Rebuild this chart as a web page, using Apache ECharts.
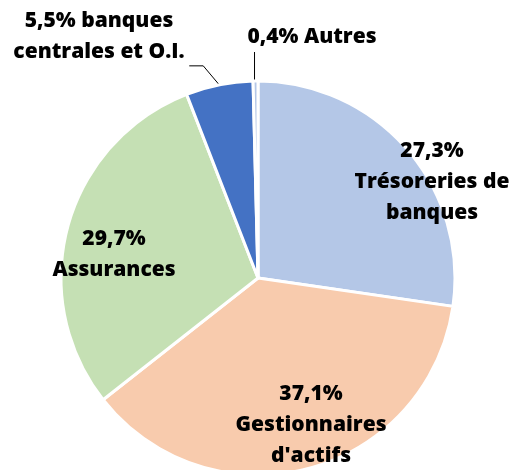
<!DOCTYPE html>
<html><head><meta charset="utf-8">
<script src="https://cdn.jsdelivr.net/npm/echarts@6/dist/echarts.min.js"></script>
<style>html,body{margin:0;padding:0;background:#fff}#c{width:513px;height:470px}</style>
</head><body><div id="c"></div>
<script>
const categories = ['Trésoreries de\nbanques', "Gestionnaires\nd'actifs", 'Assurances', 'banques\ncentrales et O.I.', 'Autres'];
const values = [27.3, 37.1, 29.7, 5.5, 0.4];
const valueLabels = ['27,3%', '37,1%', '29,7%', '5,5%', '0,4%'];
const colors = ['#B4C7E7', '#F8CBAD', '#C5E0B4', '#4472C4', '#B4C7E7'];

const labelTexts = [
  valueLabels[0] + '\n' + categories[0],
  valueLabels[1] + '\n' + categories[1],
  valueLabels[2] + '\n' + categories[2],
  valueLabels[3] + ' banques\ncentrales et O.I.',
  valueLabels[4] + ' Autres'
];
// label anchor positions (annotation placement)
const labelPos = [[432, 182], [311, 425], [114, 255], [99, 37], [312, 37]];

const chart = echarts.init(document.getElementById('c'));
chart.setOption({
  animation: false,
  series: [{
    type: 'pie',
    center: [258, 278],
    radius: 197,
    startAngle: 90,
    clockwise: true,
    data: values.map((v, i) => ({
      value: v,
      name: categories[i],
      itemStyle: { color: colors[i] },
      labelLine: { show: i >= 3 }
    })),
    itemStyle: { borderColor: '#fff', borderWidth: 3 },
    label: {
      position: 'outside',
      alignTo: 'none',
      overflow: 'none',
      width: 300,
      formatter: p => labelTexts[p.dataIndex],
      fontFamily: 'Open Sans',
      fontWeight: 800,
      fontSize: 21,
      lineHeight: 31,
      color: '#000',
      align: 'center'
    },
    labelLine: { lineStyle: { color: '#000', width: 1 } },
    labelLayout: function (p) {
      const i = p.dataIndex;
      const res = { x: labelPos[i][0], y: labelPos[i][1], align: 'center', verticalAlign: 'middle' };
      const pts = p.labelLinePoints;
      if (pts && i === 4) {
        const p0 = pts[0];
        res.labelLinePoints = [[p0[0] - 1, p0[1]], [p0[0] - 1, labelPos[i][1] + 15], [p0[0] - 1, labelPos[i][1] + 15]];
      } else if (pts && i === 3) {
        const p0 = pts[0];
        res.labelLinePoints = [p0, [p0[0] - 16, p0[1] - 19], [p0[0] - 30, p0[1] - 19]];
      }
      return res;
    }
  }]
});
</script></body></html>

□ □ □

Up to and including the line containing "37], [312, 37]];", repeat every line from the start of the data, but none of the pictures.

### ANSWER BELOW
Rebuild this chart as a web page, using Apache ECharts.
<!DOCTYPE html>
<html><head><meta charset="utf-8">
<script src="https://cdn.jsdelivr.net/npm/echarts@6/dist/echarts.min.js"></script>
<style>html,body{margin:0;padding:0;background:#fff}#c{width:513px;height:470px}</style>
</head><body><div id="c"></div>
<script>
const categories = ['Trésoreries de\nbanques', "Gestionnaires\nd'actifs", 'Assurances', 'banques\ncentrales et O.I.', 'Autres'];
const values = [27.3, 37.1, 29.7, 5.5, 0.4];
const valueLabels = ['27,3%', '37,1%', '29,7%', '5,5%', '0,4%'];
const colors = ['#B4C7E7', '#F8CBAD', '#C5E0B4', '#4472C4', '#B4C7E7'];

const labelTexts = [
  valueLabels[0] + '\n' + categories[0],
  valueLabels[1] + '\n' + categories[1],
  valueLabels[2] + '\n' + categories[2],
  valueLabels[3] + ' banques\ncentrales et O.I.',
  valueLabels[4] + ' Autres'
];
// label anchor positions (annotation placement)
const labelPos = [[432, 182], [311, 425], [114, 255], [99, 37], [312, 37]];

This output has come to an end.